De tarieven voor box 2 in 2025 zijn 24,5% over de eerste € 67.804 en daarboven 31% (dit was in 2024 33%).
Onder het inkomen in box 2 vallen alle reguliere inkomsten die een DGA (directeur-grootaandeelhouder) ontvangt uit zijn of haar BV, waaronder dividend.
Uitkering van dividend tegen het lage tarief. Hoe werkt dat?
Het dividend kan worden uitgekeerd en wordt belast tegen het lage tarief indien het niet meer bedraagt dan € 67.804. Heeft de DGA een fiscale partner, dan mag er zelfs 2 keer het bedrag van € 67.804 worden uitgekeerd. De totale dividendinkomsten van € 135.608 mogen in de aangiften inkomstenbelasting bij box 2 tussen de fiscale partners vrijelijk worden verdeeld.

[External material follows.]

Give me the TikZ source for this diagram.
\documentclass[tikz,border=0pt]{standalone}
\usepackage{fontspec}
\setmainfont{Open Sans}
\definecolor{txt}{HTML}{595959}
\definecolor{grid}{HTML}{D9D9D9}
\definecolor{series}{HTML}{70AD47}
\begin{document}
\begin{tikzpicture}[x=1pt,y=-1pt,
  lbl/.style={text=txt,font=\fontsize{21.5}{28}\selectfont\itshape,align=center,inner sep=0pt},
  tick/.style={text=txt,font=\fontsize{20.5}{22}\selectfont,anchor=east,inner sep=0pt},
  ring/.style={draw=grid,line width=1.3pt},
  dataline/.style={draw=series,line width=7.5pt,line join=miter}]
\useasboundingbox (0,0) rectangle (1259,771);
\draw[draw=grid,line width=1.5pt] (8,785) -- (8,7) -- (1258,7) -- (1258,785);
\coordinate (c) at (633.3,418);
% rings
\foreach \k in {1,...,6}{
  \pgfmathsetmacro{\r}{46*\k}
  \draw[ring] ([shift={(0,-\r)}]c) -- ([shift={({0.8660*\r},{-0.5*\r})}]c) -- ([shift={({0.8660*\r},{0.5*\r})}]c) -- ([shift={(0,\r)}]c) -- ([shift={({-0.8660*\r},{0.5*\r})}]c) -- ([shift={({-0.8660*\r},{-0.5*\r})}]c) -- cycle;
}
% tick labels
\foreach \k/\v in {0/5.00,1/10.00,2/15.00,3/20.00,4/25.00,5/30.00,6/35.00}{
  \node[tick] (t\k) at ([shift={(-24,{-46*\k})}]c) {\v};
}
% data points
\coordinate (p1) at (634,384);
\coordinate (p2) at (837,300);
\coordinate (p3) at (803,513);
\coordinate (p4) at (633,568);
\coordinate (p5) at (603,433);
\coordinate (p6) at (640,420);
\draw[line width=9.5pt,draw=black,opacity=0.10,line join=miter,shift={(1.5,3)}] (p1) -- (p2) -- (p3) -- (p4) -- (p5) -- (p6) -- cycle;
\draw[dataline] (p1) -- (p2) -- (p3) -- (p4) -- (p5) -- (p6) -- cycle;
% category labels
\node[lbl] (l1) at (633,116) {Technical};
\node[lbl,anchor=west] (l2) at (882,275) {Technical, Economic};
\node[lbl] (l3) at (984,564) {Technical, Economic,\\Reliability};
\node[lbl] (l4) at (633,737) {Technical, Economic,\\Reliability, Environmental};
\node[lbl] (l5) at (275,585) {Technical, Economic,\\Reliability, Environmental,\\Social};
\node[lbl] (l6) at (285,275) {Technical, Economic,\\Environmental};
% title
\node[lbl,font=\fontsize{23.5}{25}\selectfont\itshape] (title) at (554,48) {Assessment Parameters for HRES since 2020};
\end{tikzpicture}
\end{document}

Wel dient de BV na het vaststellen van het dividend een bedrag van 15% aan dividendbelasting in te houden en af te dragen aan de Belastingdienst. Deze dividendbelasting wordt bij de aangifte inkomstenbelasting als voorheffing gezien, zodat per saldo er nog 9,5% aan inkomstenbelasting wordt betaald.
Met welke valkuil moet ik rekening houden?

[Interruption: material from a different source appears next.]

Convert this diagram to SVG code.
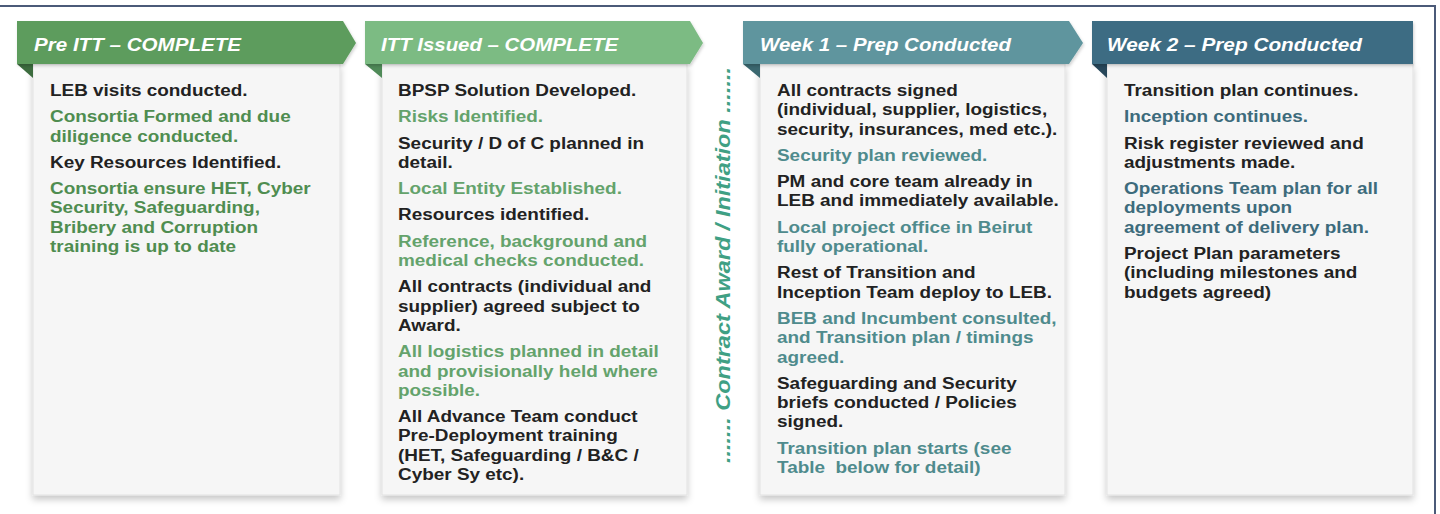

De valkuil waarmee rekening moet worden gehouden, is de afname van de algemene heffingskorting. Deze daalt naarmate het inkomen hoger is. Onder inkomen wordt vanaf dit jaar ook het inkomen in box 2 en box 3 meegerekend, naast het inkomen in box 1. Dit noemen we het verzamelinkomen. Het gevolg is dat bij een verzamelinkomen van minder dan € 76.816 de algemene heffingskorting verdwijnt en het totale belastingtarief over het dividend 24,5% + 6,337%, oftewel 30,837%, is. Dit ligt op vrijwel hetzelfde niveau als het normale tarief in box 2 van 31%. Iemand die al een verzamelinkomen heeft dat boven € 76.816 uitkomt, betaalt wel het tarief van 24,5%; deze persoon was de algemene heffingskorting toch al kwijt.
Noot: Het antwoord is gebaseerd op de bij ons bekende wetgeving en jurisprudentie per de hierboven aangegeven datum.